Since the peak of the COVID pandemic, the 27-year-old registered emergency nurse has been overworked and stressed.

Some patients are aggressive. The hospital she works at is short-staffed. Among the nurses, anxiety, depression, and insomnia are rife.

“We don’t have enough people on the rosters to cover vacancies,” Ms Goodman said.

“We don’t have enough senior experience to mentor junior staff.”

She said she had some symptoms of post-traumatic stress disorder (PTSD).

“I’ve found it actually quite difficult to step towards certain situations at work because once they started to feel like experiences I’d had that caused me to feel distress, I didn’t want to re-approach that in case it happened again,” she said.

A woman in nursing scrubs and a mask holds protest signs
Registered emergency nurse Kate Goodman has protested against COVID-era working conditions.(Supplied: Kate Goodman)

She is not the only one. A new report commissioned by the NSW Nurses and Midwives’ Association found 15 per cent of nurses and midwives in New South Wales had reported symptoms of PTSD.

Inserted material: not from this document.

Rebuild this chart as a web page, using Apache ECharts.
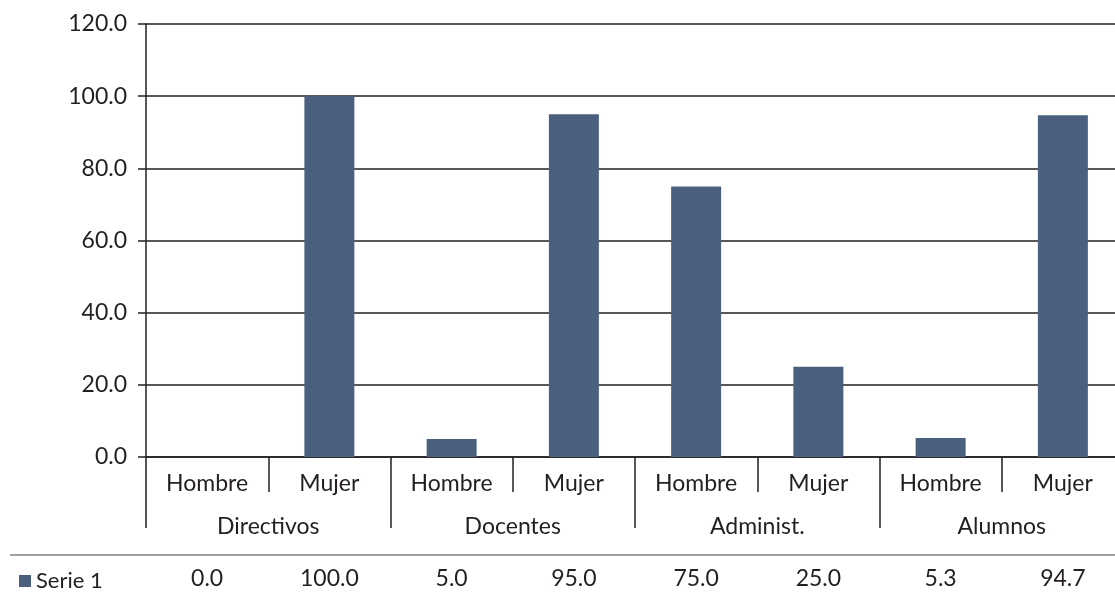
<!DOCTYPE html>
<html><head><meta charset="utf-8">
<script src="https://cdn.jsdelivr.net/npm/echarts@6/dist/echarts.min.js"></script>
<style>html,body{margin:0;padding:0;background:#fff;overflow:hidden}#c{width:1124px;height:592px}</style>
</head><body><div id="c"></div>
<script>
const subCategories = ['Hombre','Mujer','Hombre','Mujer','Hombre','Mujer','Hombre','Mujer'];
const groups = ['Directivos','Docentes','Administ.','Alumnos'];
const seriesName = 'Serie 1';
const values = [0.0, 100.0, 5.0, 95.0, 75.0, 25.0, 5.3, 94.7];
const yTicks = {min:0, max:120, interval:20};

const FONT = 'Lato';
const FS = 23;
const TXT = '#231f20';
const chart = echarts.init(document.getElementById('c'), null, {renderer:'canvas'});
chart.setOption({
  animation:false,
  textStyle:{fontFamily:FONT},
  grid:{left:146, top:24, right:0, bottom:135, containLabel:false},
  legend:{data:[seriesName], left:14, top:565, icon:'rect', itemWidth:12, itemHeight:12, itemGap:7,
    textStyle:{fontFamily:FONT, fontSize:FS-1, color:TXT}},
  graphic:[{type:'line', shape:{x1:10,y1:555,x2:1124,y2:555}, style:{stroke:'#a0a0a0', lineWidth:2}}],
  xAxis:[
    {type:'category', data:subCategories, position:'bottom',
     axisLine:{show:true, lineStyle:{color:TXT, width:1.5}},
     axisTick:{show:true, interval:0, length:35, lineStyle:{color:TXT, width:1.5}},
     axisLabel:{interval:0, margin:15, fontSize:FS, color:TXT, fontFamily:FONT}},
    {type:'category', data:groups, position:'bottom',
     axisLine:{show:false},
     axisTick:{show:true, interval:0, length:71, lineStyle:{color:TXT, width:1.5}},
     axisLabel:{interval:0, margin:58, fontSize:FS, color:TXT, fontFamily:FONT}},
    {type:'category', data:values.map(v=>v.toFixed(1)), position:'bottom', offset:100,
     axisLine:{show:false}, axisTick:{show:false},
     axisLabel:{interval:0, margin:10, fontSize:FS, color:TXT, fontFamily:FONT}}
  ],
  yAxis:{type:'value', min:yTicks.min, max:yTicks.max, interval:yTicks.interval,
    axisLine:{show:true, lineStyle:{color:TXT, width:1.5}},
    axisTick:{show:true, length:8, lineStyle:{color:TXT, width:1.5}},
    splitLine:{show:true, lineStyle:{color:TXT, width:1.5}},
    axisLabel:{margin:19, fontSize:FS, color:TXT, fontFamily:FONT, formatter:v=>v.toFixed(1)}},
  series:[{name:seriesName, type:'bar', data:values, xAxisIndex:0, barWidth:50,
    itemStyle:{color:'#4b607f'}}]
});
</script></body></html>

Almost 60 per cent of nurses and midwives surveyed plan to leave their job in the next five years, which will further contribute to the staffing issues in the sector.

“It probably wasn’t the best time to start a career in nursing but I didn’t know … four years ago that the world would have a pandemic,” Ms Goodman said.

Experts call for solutions

A smiling woman wearing a red top stands outside
Shaye Candish is calling for better pay and mandated staff-patient ratios.(Supplied: NSW Nurses and Midwives Association)

The report, conducted by the Rosemary Bryant AO Research Centre, surveyed more than 2,300 workers.

According to the secretary of the NSW Nurses and Midwives’ Association, Shaye Candish, work overload was one of the significant factors.

“They’re constantly being asked to do more than they’re capable of doing, which leads to significant guilt that then creates this sort of cycle of trauma.”

The survey identified early-career nurses and midwives such as Ms Goodman were the most vulnerable because they were expected to work extra hours and outside their area of expertise — an issue almost half of all of those surveyed reported.